= EXERCISE PROMPT =
Track down every line below that holds "Output" and copy it.

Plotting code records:
========================================================================

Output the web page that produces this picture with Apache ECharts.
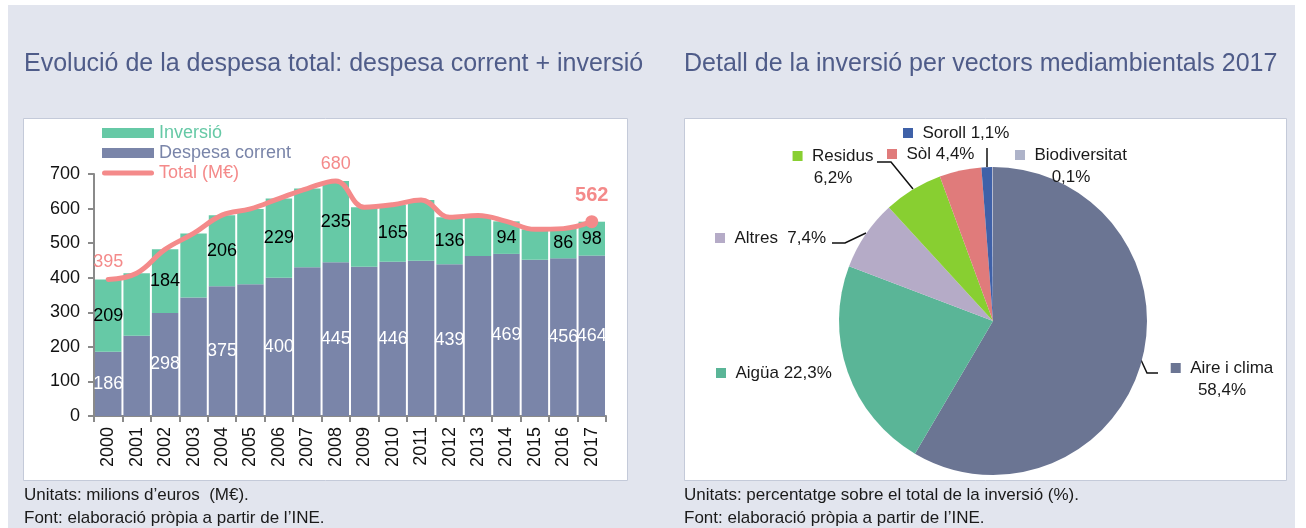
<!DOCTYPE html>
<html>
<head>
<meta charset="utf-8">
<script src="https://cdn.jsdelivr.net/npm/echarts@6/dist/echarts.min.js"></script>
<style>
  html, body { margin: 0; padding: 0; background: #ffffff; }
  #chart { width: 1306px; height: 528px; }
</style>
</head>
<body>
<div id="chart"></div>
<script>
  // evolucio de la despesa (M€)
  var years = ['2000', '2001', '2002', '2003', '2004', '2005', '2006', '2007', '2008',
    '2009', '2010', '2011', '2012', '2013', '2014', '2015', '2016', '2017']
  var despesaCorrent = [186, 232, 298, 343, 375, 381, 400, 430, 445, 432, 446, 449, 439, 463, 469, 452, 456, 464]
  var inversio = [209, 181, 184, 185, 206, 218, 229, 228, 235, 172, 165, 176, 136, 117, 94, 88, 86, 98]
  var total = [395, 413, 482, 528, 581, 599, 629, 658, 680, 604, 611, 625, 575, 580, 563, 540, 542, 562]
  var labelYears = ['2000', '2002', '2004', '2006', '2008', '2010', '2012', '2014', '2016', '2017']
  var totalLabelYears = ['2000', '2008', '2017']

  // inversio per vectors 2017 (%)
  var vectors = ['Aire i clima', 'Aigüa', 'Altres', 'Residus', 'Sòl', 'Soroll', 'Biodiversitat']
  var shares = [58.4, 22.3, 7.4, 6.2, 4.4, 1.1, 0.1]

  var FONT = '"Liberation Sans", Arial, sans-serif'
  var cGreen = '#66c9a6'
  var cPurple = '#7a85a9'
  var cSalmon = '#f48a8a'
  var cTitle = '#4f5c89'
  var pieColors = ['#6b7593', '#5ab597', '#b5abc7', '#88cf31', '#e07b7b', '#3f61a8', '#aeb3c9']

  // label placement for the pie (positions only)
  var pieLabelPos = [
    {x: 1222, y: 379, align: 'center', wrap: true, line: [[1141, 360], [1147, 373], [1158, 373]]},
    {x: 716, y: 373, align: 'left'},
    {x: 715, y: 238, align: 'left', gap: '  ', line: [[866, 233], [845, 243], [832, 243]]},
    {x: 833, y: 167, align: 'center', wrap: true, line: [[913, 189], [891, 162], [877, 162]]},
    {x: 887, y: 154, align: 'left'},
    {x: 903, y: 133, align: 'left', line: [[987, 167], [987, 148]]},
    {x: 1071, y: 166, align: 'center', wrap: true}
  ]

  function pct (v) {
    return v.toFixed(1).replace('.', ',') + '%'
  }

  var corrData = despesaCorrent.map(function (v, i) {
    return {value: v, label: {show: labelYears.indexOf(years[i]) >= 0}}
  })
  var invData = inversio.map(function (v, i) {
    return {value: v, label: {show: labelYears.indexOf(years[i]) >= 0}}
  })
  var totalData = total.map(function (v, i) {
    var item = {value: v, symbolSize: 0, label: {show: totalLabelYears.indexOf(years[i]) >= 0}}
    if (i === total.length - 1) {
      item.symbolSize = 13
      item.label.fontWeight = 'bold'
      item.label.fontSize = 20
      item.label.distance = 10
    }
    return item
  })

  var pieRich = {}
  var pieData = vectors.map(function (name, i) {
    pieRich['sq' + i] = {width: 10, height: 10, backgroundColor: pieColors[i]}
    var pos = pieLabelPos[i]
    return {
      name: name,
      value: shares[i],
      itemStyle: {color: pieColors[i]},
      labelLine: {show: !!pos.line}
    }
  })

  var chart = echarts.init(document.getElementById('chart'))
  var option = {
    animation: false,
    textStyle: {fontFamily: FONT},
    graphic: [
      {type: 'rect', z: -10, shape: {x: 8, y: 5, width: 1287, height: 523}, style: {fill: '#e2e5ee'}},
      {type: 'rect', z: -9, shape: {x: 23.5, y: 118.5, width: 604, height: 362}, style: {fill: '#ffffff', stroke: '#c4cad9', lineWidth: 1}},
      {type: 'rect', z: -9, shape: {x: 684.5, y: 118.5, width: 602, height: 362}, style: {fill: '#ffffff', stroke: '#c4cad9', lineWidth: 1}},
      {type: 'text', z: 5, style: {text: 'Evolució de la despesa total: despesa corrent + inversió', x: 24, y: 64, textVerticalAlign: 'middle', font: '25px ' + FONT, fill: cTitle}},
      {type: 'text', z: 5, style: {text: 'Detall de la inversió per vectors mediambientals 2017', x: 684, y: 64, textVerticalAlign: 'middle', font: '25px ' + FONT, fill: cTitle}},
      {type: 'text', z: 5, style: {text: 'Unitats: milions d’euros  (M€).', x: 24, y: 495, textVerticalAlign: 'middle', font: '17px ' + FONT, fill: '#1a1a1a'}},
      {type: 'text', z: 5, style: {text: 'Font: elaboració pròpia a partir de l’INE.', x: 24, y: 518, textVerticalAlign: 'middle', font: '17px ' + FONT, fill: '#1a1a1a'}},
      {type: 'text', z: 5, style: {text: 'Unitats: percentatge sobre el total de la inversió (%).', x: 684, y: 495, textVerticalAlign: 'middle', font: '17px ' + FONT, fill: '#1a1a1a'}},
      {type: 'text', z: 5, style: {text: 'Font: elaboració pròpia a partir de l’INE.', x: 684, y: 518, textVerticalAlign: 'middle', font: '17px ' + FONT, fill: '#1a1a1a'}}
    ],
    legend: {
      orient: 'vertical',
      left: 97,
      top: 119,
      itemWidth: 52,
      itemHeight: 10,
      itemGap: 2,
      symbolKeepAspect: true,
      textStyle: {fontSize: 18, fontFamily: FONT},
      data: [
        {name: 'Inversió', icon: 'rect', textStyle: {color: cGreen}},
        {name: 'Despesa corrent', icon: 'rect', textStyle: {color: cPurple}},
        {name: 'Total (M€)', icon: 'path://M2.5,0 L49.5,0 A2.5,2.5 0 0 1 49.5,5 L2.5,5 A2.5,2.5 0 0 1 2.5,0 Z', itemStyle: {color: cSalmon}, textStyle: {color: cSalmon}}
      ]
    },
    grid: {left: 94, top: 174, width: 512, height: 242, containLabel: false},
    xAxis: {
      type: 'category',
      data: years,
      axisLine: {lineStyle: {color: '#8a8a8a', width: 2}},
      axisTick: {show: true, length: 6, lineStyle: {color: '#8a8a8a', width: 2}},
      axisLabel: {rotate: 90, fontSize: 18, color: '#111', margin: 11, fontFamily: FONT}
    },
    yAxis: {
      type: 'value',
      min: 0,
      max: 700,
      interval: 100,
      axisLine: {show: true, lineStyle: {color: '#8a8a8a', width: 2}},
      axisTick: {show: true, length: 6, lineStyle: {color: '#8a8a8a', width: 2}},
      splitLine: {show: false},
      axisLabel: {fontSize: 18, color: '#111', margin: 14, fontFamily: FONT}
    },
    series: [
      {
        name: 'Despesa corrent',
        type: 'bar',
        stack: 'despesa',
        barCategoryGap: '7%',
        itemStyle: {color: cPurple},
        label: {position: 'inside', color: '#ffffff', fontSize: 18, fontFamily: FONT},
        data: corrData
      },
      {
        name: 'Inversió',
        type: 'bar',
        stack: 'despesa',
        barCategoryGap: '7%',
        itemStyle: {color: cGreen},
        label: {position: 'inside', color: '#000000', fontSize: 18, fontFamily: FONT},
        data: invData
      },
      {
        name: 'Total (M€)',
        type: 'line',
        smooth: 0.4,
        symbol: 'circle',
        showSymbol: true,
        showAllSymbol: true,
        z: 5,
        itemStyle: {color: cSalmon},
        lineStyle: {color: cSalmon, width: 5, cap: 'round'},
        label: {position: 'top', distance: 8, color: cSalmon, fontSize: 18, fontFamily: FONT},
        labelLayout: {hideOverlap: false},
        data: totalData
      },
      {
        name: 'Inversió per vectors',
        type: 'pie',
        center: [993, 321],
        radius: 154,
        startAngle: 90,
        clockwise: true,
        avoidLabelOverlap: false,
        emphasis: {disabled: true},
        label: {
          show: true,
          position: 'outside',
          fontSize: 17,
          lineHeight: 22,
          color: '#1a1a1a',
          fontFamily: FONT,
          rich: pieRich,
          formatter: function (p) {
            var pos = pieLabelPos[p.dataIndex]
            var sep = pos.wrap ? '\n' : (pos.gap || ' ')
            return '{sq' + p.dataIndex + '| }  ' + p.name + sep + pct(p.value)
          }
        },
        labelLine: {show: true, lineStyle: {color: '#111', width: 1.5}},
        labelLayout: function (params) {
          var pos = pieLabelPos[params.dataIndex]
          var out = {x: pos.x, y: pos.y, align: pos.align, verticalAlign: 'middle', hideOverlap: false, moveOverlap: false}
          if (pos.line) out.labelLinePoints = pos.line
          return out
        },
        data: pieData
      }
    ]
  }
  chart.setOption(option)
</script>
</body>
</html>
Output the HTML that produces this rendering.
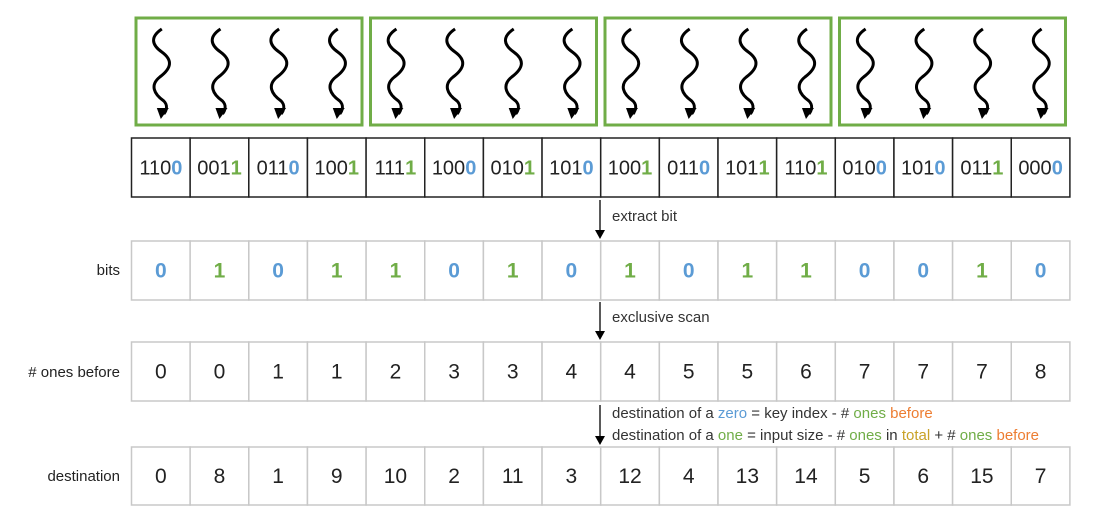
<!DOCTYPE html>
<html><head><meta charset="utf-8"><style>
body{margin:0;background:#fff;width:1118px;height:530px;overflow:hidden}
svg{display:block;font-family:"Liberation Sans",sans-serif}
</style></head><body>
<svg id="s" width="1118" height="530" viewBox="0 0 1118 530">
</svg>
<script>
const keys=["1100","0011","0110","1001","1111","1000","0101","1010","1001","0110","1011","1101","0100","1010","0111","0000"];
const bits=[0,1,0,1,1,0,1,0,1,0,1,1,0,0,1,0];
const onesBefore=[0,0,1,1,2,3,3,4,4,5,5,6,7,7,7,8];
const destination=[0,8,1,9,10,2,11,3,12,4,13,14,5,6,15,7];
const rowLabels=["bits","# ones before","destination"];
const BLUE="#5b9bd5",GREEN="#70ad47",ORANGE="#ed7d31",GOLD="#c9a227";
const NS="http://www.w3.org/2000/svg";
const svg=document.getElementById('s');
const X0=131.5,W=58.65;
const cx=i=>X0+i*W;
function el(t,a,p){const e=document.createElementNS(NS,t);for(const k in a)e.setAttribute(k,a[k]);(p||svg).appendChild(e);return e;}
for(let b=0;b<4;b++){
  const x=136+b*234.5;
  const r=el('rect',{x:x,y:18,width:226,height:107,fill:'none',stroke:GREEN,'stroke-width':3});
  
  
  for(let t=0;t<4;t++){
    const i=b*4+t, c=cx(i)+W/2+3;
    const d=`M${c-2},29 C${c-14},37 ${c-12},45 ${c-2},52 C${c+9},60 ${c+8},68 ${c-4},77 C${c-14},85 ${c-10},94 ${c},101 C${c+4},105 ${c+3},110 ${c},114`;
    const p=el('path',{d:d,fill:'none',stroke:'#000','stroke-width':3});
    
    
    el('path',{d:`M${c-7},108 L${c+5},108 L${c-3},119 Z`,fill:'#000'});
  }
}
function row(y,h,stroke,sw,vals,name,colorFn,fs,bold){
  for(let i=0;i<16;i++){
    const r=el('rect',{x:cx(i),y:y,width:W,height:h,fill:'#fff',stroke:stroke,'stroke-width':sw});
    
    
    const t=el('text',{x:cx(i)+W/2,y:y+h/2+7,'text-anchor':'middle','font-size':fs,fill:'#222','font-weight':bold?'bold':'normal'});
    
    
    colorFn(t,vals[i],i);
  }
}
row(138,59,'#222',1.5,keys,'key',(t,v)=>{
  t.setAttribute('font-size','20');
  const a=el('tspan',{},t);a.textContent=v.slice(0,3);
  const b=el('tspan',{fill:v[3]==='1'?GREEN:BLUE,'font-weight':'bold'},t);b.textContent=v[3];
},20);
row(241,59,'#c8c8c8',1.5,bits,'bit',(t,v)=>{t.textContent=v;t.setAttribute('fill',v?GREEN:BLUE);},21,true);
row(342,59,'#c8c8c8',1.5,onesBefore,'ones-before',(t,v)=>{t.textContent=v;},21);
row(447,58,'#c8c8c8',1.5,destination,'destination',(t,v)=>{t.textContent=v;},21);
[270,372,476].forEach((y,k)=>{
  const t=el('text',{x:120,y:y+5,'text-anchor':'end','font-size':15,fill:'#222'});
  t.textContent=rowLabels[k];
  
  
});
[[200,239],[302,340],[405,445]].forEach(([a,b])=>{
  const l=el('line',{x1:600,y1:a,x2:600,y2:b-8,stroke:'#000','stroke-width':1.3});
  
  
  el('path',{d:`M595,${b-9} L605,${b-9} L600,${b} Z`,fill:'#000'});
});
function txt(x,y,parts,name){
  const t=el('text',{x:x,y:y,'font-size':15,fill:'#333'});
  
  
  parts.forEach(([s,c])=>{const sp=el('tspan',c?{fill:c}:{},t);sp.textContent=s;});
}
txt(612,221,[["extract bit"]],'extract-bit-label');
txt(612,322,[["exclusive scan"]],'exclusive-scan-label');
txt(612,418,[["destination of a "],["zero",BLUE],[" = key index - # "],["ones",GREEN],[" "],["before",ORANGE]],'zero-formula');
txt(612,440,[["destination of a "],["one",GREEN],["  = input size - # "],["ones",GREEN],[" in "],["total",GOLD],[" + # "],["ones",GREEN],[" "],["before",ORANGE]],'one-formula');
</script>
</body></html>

========================================================================

= RESULT OF THE EXERCISE =
Output the web page that produces this picture with Apache ECharts.
Output the HTML that produces this rendering.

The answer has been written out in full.